In den letzten Jahren war eine Debatte innerhalb der politischen Linken zur Rolle des Staats vernehmbar: Akteure der Klimagerechtigkeits- und anderer sozialer Bewegungen bei der vergangenen Bundestagswahl versucht, über die Listen verschiedener Parteien in den Bundestag zu kommen. Erhofft haben sich viele eine linke Regierungsmehrheit mit der Möglichkeit zur Implementierung von progressivem Regierungshandeln. Von anderen Teilen der Bewegungslandschaft wurde ihnen daraufhin Reformismus und ein unzureichendes Verständnis von der Rolle des Staats im Kapitalismus vorgeworfen, auf den Staat könne man sich bei der Umsetzung von systemüberwindender Politik nicht verlassen.

 

Es gibt viele Analysen über den Staat im kapitalistischen Wirtschafts- und Gesellschaftssystem. Gerade in der politischen Linken gehen diese aber bisweilen weit auseinander. Einige sehen im Staat einen Garanten des Allgemeinwohls und ein Instrument zur schrittweisen Überwindung des kapitalistischen Systems. Andere wiederum betrachten den Staat als solches als Instrument zur Klassenherrschaft und Unterdrückung der arbeitenden Klasse, wieder andere sehen den Staat als Spielplatz sozialer Kämpfe, je nach Hegemonie mit verschiedenen möglichen Ausgängen zur Rolle des Staats.

 

Dieses Seminar soll zur Klärung der verschiedenen Staatsverständnisse innerhalb der politischen Linken dienen.

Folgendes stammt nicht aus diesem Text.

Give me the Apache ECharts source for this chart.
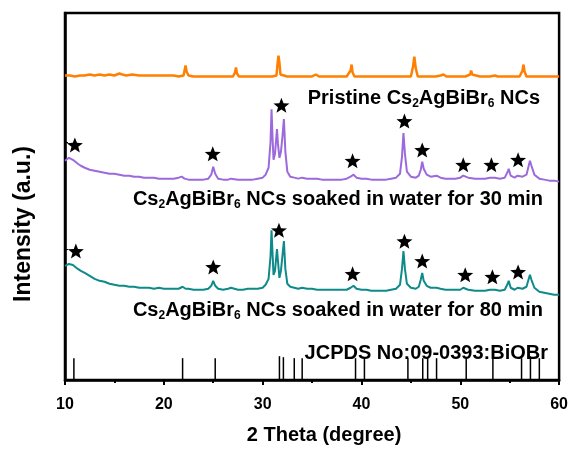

Dafür werden wir uns neben marxistischen Klassikern auch moderne Lektüre und hegemonietheoretische Ansätze anschauen und uns damit beschäftigen, wie linke Parteien in der Praxis zum Staat standen.

 

Erste theoretische Vorkenntnisse in marxistischer Theorie und Staatslehre sind dabei weniger erforderlich als Bereitschaft zum (und Freude am) Lesen und Diskutieren miteinander.